• _Work to complete_
Pictures are not part of the copy. Retype the lines from the first one through the line that contains "(no) at (440,597)".

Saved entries
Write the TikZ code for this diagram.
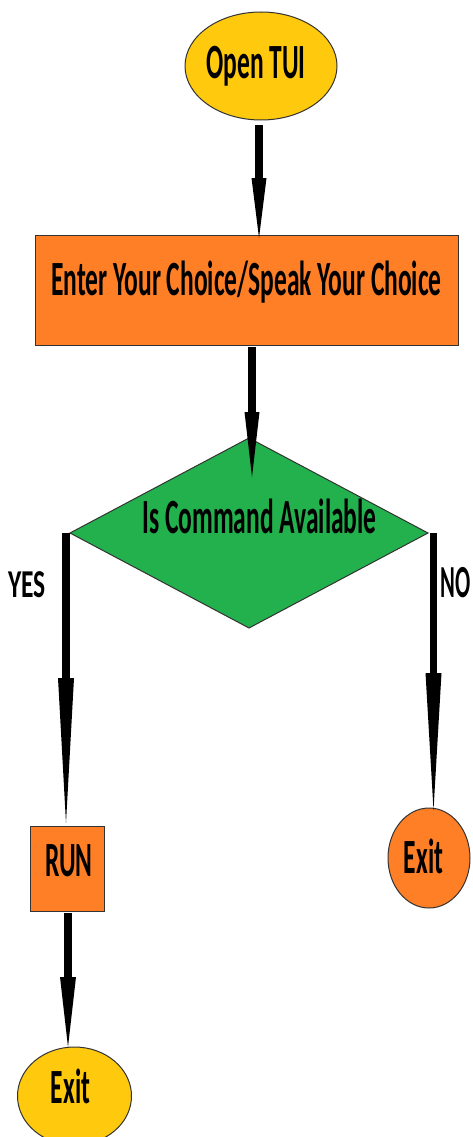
\documentclass[tikz,border=0pt]{standalone}
\usepackage{fontspec}
\setmainfont{Carlito}
\usetikzlibrary{shapes.geometric,arrows.meta}
\definecolor{fyellow}{HTML}{FFC90E}
\definecolor{forange}{HTML}{FF7F27}
\definecolor{fgreen}{HTML}{22B14C}
\definecolor{fborder}{HTML}{333333}
% #1 horizontal shift (twice the wanted offset), #2 vertical stretch, #3 text
\newcommand{\stx}[3]{\makebox[0pt]{\hspace*{#1}\scalebox{1}[#2]{#3}}}
\tikzset{
  shapebase/.style={draw=fborder, line width=1pt, inner sep=0pt, outer sep=0pt,
    font=\fontsize{25.5}{30}\selectfont\bfseries, text depth=0pt},
  termnode/.style={shapebase, ellipse, fill=fyellow},
  procbox/.style={shapebase, rectangle, fill=forange},
  exitnode/.style={shapebase, ellipse, fill=forange},
  decnode/.style={shapebase, diamond, fill=fgreen},
  arr/.style={draw=black, line width=7.5pt},
  lbl/.style={inner sep=0pt, font=\fontsize{25.5}{30}\selectfont\bfseries}
}
\begin{document}
\begin{tikzpicture}[x=1pt,y=-1pt]
\path[use as bounding box, fill=white] (0,0) rectangle (472,1137);

\node[termnode, minimum width=152pt, minimum height=108pt, text height=25pt] (open) at (261,66) {\stx{-10pt}{1.93}{Open TUI}};
\node[procbox, minimum width=423pt, minimum height=110pt, text height=11pt] (enter) at (246.5,290) {\stx{0pt}{1.93}{Enter Your Choice/Speak Your Choice}};
\node[decnode, minimum width=358pt, minimum height=190pt, text height=0pt] (dec) at (249,533) {\stx{21pt}{1.93}{Is Command Available}};
\node[procbox, minimum width=74pt, minimum height=85pt, text height=16pt] (run) at (67,868.5) {\stx{4pt}{1.93}{RUN}};
\node[exitnode, minimum width=82pt, minimum height=100pt, text height=30pt] (exitno) at (429,858) {\stx{-11pt}{1.93}{Exit}};
\node[termnode, minimum width=114pt, minimum height=98pt, text height=14pt] (exityes) at (74.5,1096) {\stx{-8pt}{1.93}{Exit}};

\node[lbl, anchor=base] (yes) at (27,597) {\scalebox{1}[1.55]{YES}};
\node[lbl, anchor=base west, font=\fontsize{22.5}{27}\selectfont\bfseries] (no) at (440,597) {\scalebox{1}[2.04]{NO}};

\draw[arr, -{Triangle[length=60pt,width=15pt,line width=0pt]}]
  ([xshift=-2pt,yshift=-5pt]open.south) -- ([xshift=-2pt,yshift=-3pt]open.south |- enter.north);
\draw[arr, -{Triangle[length=65pt,width=15pt,line width=0pt]}]
  ([xshift=5.5pt,yshift=-2pt]enter.south) -- ([xshift=3pt,yshift=-39pt]dec.north);
\draw[arr, -{Triangle[length=145pt,width=16pt,line width=0pt]}]
  ([xshift=-1pt]run.north |- dec.west) -- ([xshift=-1pt,yshift=3pt]run.north);
\draw[arr, -{Triangle[length=137pt,width=16pt,line width=0pt]}]
  ([xshift=4.5pt]exitno.north |- dec.east) -- ([xshift=4.5pt,yshift=-2pt]exitno.north);
\draw[arr, -{Triangle[length=70pt,width=16pt,line width=0pt]}]
  ([xshift=1pt,yshift=-2pt]run.south) -- ([xshift=1pt]run.south |- exityes.north);
\end{tikzpicture}
\end{document}
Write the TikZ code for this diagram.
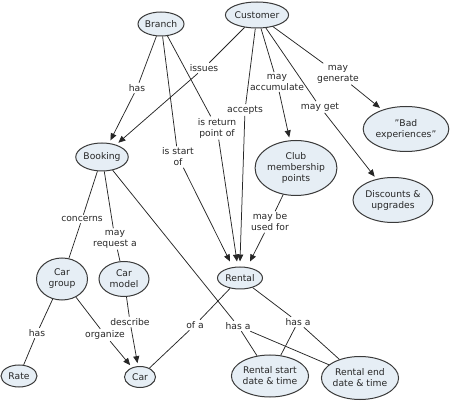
\documentclass[tikz,border=0pt]{standalone}
\usepackage{fontspec}
\setmainfont{DejaVu Sans}
\usetikzlibrary{shapes.geometric,arrows.meta}
\definecolor{cfill}{HTML}{E6EEF5}
\definecolor{cline}{HTML}{3A3A3A}
\tikzset{
  concept/.style={ellipse, draw=cline, line width=1pt, fill=cfill, inner sep=0pt, align=center, font=\fontsize{9.2}{11}\selectfont, text=black!85},
  lab/.style={inner sep=1.5pt, align=center, font=\fontsize{9.2}{11}\selectfont, text=black!85},
  con/.style={draw=black!85, line width=0.75pt},
  arr/.style={con, -{Triangle[length=7pt,width=6pt]}, shorten >=3pt},
  arrn/.style={con, -{Triangle[length=7pt,width=6pt]}},
}
\begin{document}
\begin{tikzpicture}[x=1pt,y=-1pt]
\useasboundingbox (0,0) rectangle (450,403);
% concepts
\node[concept, minimum width=46pt, minimum height=24pt] (branch) at (161,24) {Branch};
\node[concept, minimum width=59pt, minimum height=26pt] (cust) at (257,15) {Customer};
\node[concept, minimum width=52pt, minimum height=28pt] (book) at (102,157) {Booking};
\node[concept, minimum width=78pt, minimum height=55pt] (club) at (296,168) {Club\\membership\\points};
\node[concept, minimum width=83pt, minimum height=45pt] (bad) at (406,129) {"Bad\\experiences"};
\node[concept, minimum width=80pt, minimum height=45pt] (disc) at (393,200) {Discounts \&\\upgrades};
\node[concept, minimum width=45pt, minimum height=22pt] (rental) at (240,278) {Rental};
\node[concept, minimum width=51pt, minimum height=42pt] (cgroup) at (62,279) {Car\\group};
\node[concept, minimum width=50pt, minimum height=35pt] (cmodel) at (124,279) {Car\\model};
\node[concept, minimum width=36pt, minimum height=22pt] (rate) at (19,376) {Rate};
\node[concept, minimum width=31pt, minimum height=21pt] (car) at (140,377) {Car};
\node[concept, minimum width=76pt, minimum height=42pt] (rstart) at (270,376) {Rental start\\date \& time};
\node[concept, minimum width=77pt, minimum height=43pt] (rend) at (360,378) {Rental end\\date \& time};
% arrow ends above Rental
\coordinate (r1) at ([xshift=-10pt,yshift=5pt]rental.north);
\coordinate (r2) at ([xshift=-3pt,yshift=5pt]rental.north);
\coordinate (r3) at ([xshift=0pt,yshift=5pt]rental.north);
\coordinate (r4) at ([xshift=10pt,yshift=5pt]rental.north);
% labels
\node[lab] (lhas1) at (137,88) {has};
\node[lab] (lissues) at (204,68) {issues};
\node[lab] (lstart) at (178,157) {is start\\of};
\node[lab] (lreturn) at (217,128) {is return\\point of};
\node[lab] (laccepts) at (245,110) {accepts};
\node[lab] (laccum) at (277,82) {may\\accumulate};
\node[lab] (lget) at (320,107) {may get};
\node[lab] (lgen) at (338,74) {may\\generate};
\node[lab] (lused) at (270,222) {may be\\used for};
\node[lab] (lconc) at (82,219) {concerns};
\node[lab] (lreq) at (115,239) {may\\request a};
\node[lab] (lhasa1) at (238,326) {has a};
\node[lab] (lhasa2) at (298,322) {has a};
\node[lab] (lofa) at (195,325) {of a};
\node[lab] (lhas2) at (37,333) {has};
\node[lab] (lorg) at (105,335) {organize};
\node[lab] (ldesc) at (130,322) {describe};
% connectors
\draw[con] (branch) -- (lhas1); \draw[arr] (lhas1) -- (book);
\draw[con] (cust) -- (lissues); \draw[arr] (lissues) -- (book);
\draw[con] (branch) -- (lstart); \draw[arrn] (lstart) -- (r1);
\draw[con] (branch) -- (lreturn); \draw[arrn] (lreturn) -- (r2);
\draw[con] (cust) -- (laccepts); \draw[arrn] (laccepts) -- (r3);
\draw[con] (cust) -- (laccum); \draw[arr] (laccum) -- (club);
\draw[con] (cust) -- (lget); \draw[arr] (lget) -- (disc);
\draw[con] (cust) -- (lgen); \draw[arr] (lgen) -- (bad);
\draw[con] (club) -- (lused); \draw[arrn] (lused) -- (r4);
\draw[con] (book) -- (lconc) -- (cgroup);
\draw[con] (book) -- (lreq) -- (cmodel);
\draw[con] (book) -- (lhasa1);
\draw[con] (lhasa1) -- (rstart);
\draw[con] (lhasa1) -- (rend);
\draw[con] (rental) -- (lhasa2);
\draw[con] (lhasa2) -- (rstart);
\draw[con] (lhasa2) -- (rend);
\draw[con] (rental) -- (lofa) -- (car);
\draw[con] (cgroup) -- (lhas2) -- (rate);
\draw[con] (cgroup) -- (lorg); \draw[arr] (lorg) -- (car);
\draw[con] (cmodel) -- (ldesc); \draw[arr] (ldesc) -- (car);
\end{tikzpicture}
\end{document}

• _Reply_
Write the TikZ code for this diagram.
\documentclass[tikz,border=0pt]{standalone}
\usepackage{fontspec}
\setmainfont{Carlito}
\usetikzlibrary{shapes.geometric,arrows.meta}
\definecolor{fyellow}{HTML}{FFC90E}
\definecolor{forange}{HTML}{FF7F27}
\definecolor{fgreen}{HTML}{22B14C}
\definecolor{fborder}{HTML}{333333}
% #1 horizontal shift (twice the wanted offset), #2 vertical stretch, #3 text
\newcommand{\stx}[3]{\makebox[0pt]{\hspace*{#1}\scalebox{1}[#2]{#3}}}
\tikzset{
  shapebase/.style={draw=fborder, line width=1pt, inner sep=0pt, outer sep=0pt,
    font=\fontsize{25.5}{30}\selectfont\bfseries, text depth=0pt},
  termnode/.style={shapebase, ellipse, fill=fyellow},
  procbox/.style={shapebase, rectangle, fill=forange},
  exitnode/.style={shapebase, ellipse, fill=forange},
  decnode/.style={shapebase, diamond, fill=fgreen},
  arr/.style={draw=black, line width=7.5pt},
  lbl/.style={inner sep=0pt, font=\fontsize{25.5}{30}\selectfont\bfseries}
}
\begin{document}
\begin{tikzpicture}[x=1pt,y=-1pt]
\path[use as bounding box, fill=white] (0,0) rectangle (472,1137);

\node[termnode, minimum width=152pt, minimum height=108pt, text height=25pt] (open) at (261,66) {\stx{-10pt}{1.93}{Open TUI}};
\node[procbox, minimum width=423pt, minimum height=110pt, text height=11pt] (enter) at (246.5,290) {\stx{0pt}{1.93}{Enter Your Choice/Speak Your Choice}};
\node[decnode, minimum width=358pt, minimum height=190pt, text height=0pt] (dec) at (249,533) {\stx{21pt}{1.93}{Is Command Available}};
\node[procbox, minimum width=74pt, minimum height=85pt, text height=16pt] (run) at (67,868.5) {\stx{4pt}{1.93}{RUN}};
\node[exitnode, minimum width=82pt, minimum height=100pt, text height=30pt] (exitno) at (429,858) {\stx{-11pt}{1.93}{Exit}};
\node[termnode, minimum width=114pt, minimum height=98pt, text height=14pt] (exityes) at (74.5,1096) {\stx{-8pt}{1.93}{Exit}};

\node[lbl, anchor=base] (yes) at (27,597) {\scalebox{1}[1.55]{YES}};
\node[lbl, anchor=base west, font=\fontsize{22.5}{27}\selectfont\bfseries] (no) at (440,597) {\scalebox{1}[2.04]{NO}};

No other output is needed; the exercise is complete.